NOTES FOR THE EDITOR:
In Eastern Africa, the following trends are contributing to the erosion of freedom of expression:
- Violence by security forces;
- Authorities shutting down the Internet around protests and elections;
- Threats, attacks, and lawfare against land-rights defenders;
- Ageing leaders pushing through constitutional term limits;
- Censorship of political hip-hop lyrics;
- Politicians smearing and attacking journalists – sometimes with deadly results;
- Legislation restricting the activities of civil society organisations (CSOs); and
- Violent oppression, sometimes encouraged by government leaders, of lesbian, gay, bisexual, transgender, and lesbian, gay, bisexual, transgender, queer, and intersex (LGBTQI+) communities.

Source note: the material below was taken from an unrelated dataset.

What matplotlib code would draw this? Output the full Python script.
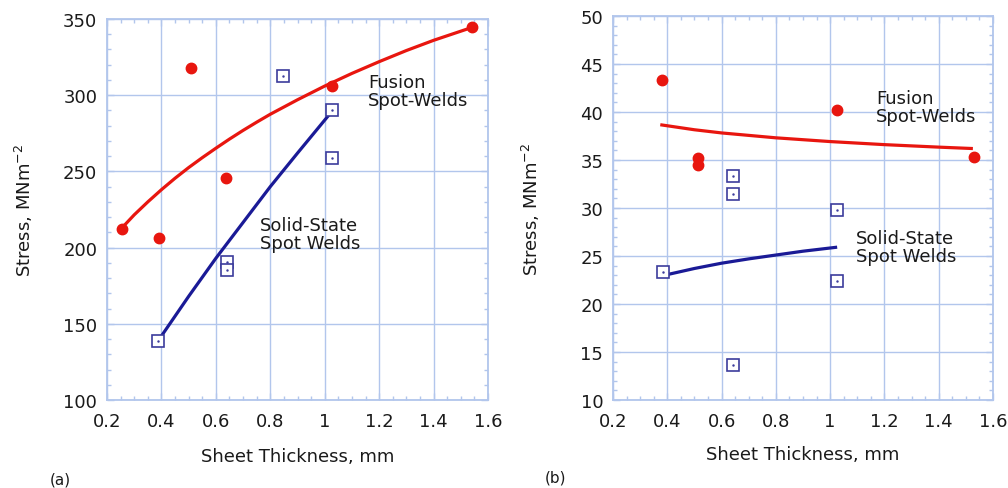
import matplotlib
matplotlib.use("Agg")
import matplotlib.pyplot as plt
from matplotlib.ticker import MultipleLocator

plt.rcParams['font.family'] = ['DejaVu Sans']
plt.rcParams['mathtext.fontset'] = 'dejavusans'

# ---- Panel (a) data ----
a_fusion_x = [0.254, 0.391, 0.509, 0.638, 1.028, 1.543]
a_fusion_y = [212, 206.5, 318, 245.5, 306, 344.5]
a_fusion_fit_x = [0.25, 0.3, 0.35, 0.4, 0.45, 0.5, 0.55, 0.6, 0.65, 0.7, 0.75, 0.8,
                  0.9, 1.0, 1.1, 1.2, 1.3, 1.4, 1.55]
a_fusion_fit_y = [212, 221.5, 230, 238, 245.5, 252.5, 259, 265.2, 271.2, 276.9, 282.3, 287.5,
                  297, 306, 314.3, 322, 329.3, 336, 345]
a_solid_x = [0.386, 0.641, 0.641, 0.848, 1.028, 1.028]
a_solid_y = [138.5, 190.5, 185.5, 312.5, 290.5, 259]
a_solid_fit_x = [0.4, 0.5, 0.6, 0.7, 0.8, 0.9, 1.02]
a_solid_fit_y = [142, 168, 193, 216.5, 240, 262, 288]

# ---- Panel (b) data ----
b_fusion_x = [0.382, 0.512, 0.512, 1.026, 1.531]
b_fusion_y = [43.3, 35.2, 34.5, 40.2, 35.3]
b_fusion_fit_x = [0.38, 0.5, 0.6, 0.8, 1.0, 1.2, 1.4, 1.52]
b_fusion_fit_y = [38.65, 38.15, 37.82, 37.31, 36.92, 36.6, 36.34, 36.2]
b_solid_x = [0.384, 0.641, 0.641, 0.641, 1.026, 1.026]
b_solid_y = [23.3, 33.3, 31.5, 13.6, 29.8, 22.4]
b_solid_fit_x = [0.39, 0.5, 0.6, 0.7, 0.8, 0.9, 1.02]
b_solid_fit_y = [23.0, 23.7, 24.25, 24.7, 25.1, 25.5, 25.9]

x_ticks = [0.2, 0.4, 0.6, 0.8, 1.0, 1.2, 1.4, 1.6]
x_tick_labels = ["0.2", "0.4", "0.6", "0.8", "1", "1.2", "1.4", "1.6"]

RED = "#e8160f"
BLUE_LINE = "#1a1a96"
BLUE_MK = "#3c3c9c"
GRID = "#b2c6ec"
TXT = "#1a1a1a"
FS = 13

fig = plt.figure(figsize=(10.08, 4.89), dpi=100)
ax_a = fig.add_axes([107/1008, 1-401/489, 381/1008, 381/489])
ax_b = fig.add_axes([613/1008, 1-401/489, 380/1008, 384/489])


def style(ax, ylim, ymaj, ymin, ylab_x, xlab_y):
    ax.set_xlim(0.2, 1.6)
    ax.set_ylim(*ylim)
    ax.set_xticks(x_ticks)
    ax.set_xticklabels(x_tick_labels)
    ax.xaxis.set_minor_locator(MultipleLocator(0.05))
    ax.yaxis.set_major_locator(MultipleLocator(ymaj))
    ax.yaxis.set_minor_locator(MultipleLocator(ymin))
    ax.grid(True, which='major', color=GRID, linewidth=1.0)
    ax.set_axisbelow(True)
    for s in ax.spines.values():
        s.set_color(GRID)
        s.set_linewidth(1.3)
    ax.tick_params(which='both', direction='in', top=True, right=True, color=GRID,
                   labelcolor=TXT, labelsize=FS)
    ax.tick_params(which='major', length=5, width=1, pad=7)
    ax.tick_params(axis='x', which='major', pad=9)
    ax.tick_params(which='minor', length=3, width=1)
    ax.set_xlabel("Sheet Thickness, mm", fontsize=FS, color=TXT)
    ax.set_ylabel("Stress, MNm$^{-2}$", fontsize=FS, color=TXT)
    ax.yaxis.set_label_coords(ylab_x, 0.5)
    ax.yaxis.label.set_va('center')
    ax.xaxis.set_label_coords(0.5, xlab_y)
    ax.xaxis.label.set_va('center')


def draw(ax, fx, fy, ffx, ffy, sx, sy, sfx, sfy):
    ax.plot(ffx, ffy, color=RED, linewidth=2.3, zorder=3, solid_joinstyle='round')
    ax.plot(sfx, sfy, color=BLUE_LINE, linewidth=2.3, zorder=3, solid_joinstyle='round')
    ax.plot(fx, fy, 'o', color=RED, markersize=7.5, zorder=4, linestyle='none')
    ax.plot(sx, sy, 's', markerfacecolor='white', markeredgecolor=BLUE_MK,
            markeredgewidth=1.2, markersize=8, zorder=4, linestyle='none')
    ax.plot(sx, sy, '.', color=BLUE_MK, markersize=1.5, zorder=5, linestyle='none')


style(ax_a, (100, 350), 50, 10, -0.218, -0.147)
draw(ax_a, a_fusion_x, a_fusion_y, a_fusion_fit_x, a_fusion_fit_y,
     a_solid_x, a_solid_y, a_solid_fit_x, a_solid_fit_y)
ax_a.text(1.16, 303, "Fusion\nSpot-Welds", fontsize=FS, color=TXT, ha='left', va='center',
          linespacing=1.0)
ax_a.text(0.763, 209, "Solid-State\nSpot Welds", fontsize=FS, color=TXT, ha='left', va='center',
          linespacing=1.0)

style(ax_b, (10, 50), 5, 1, -0.215, -0.141)
draw(ax_b, b_fusion_x, b_fusion_y, b_fusion_fit_x, b_fusion_fit_y,
     b_solid_x, b_solid_y, b_solid_fit_x, b_solid_fit_y)
ax_b.text(1.169, 40.57, "Fusion\nSpot-Welds", fontsize=FS, color=TXT, ha='left', va='center',
          linespacing=1.0)
ax_b.text(1.095, 25.96, "Solid-State\nSpot Welds", fontsize=FS, color=TXT, ha='left', va='center',
          linespacing=1.0)

fig.text(60/1008, 1-480/489, "(a)", fontsize=11, color=TXT, ha='center', va='center')
fig.text(555/1008, 1-478/489, "(b)", fontsize=11, color=TXT, ha='center', va='center')

fig.savefig("out.png", dpi=100)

Eastern Africa has the one of the worst scores for freedom of expression in the world
- The Global Expression Report is an unique and innovative metric that enables us to measure freedom of expression for each country in the world, across our five pillars of freedom of expression Civic space, Digital, Media, Protection and Transparency (also known as the Expression Agenda (XpA)
- Eastern Africa region has some of the lowest XpA scores in Africa – and some of the worst in the world.
- On a scale of 1, based on data from 2018, Eritrea scored 0.01; South Sudan 0.02; Burundi 0.06 and Sudan 0.09.
ARTICLE 19 Eastern Africa works across the grassroots, national, regional, and international levels to engage with governments and ensure they respect, protect and fulfil freedom of expression.
In Kenya, ARTICLE 19 launched the campaign #FreeToProtest around every person’s constitutional right to protest. The organisation found that the right to protest is still undermined by restrictive legislation on public order, police brutality, and negative perceptions of protesters perpetuated by the mainstream media. People are targeted, prosecuted, and attacked by the police merely for exercising their democratic and constitutional rights.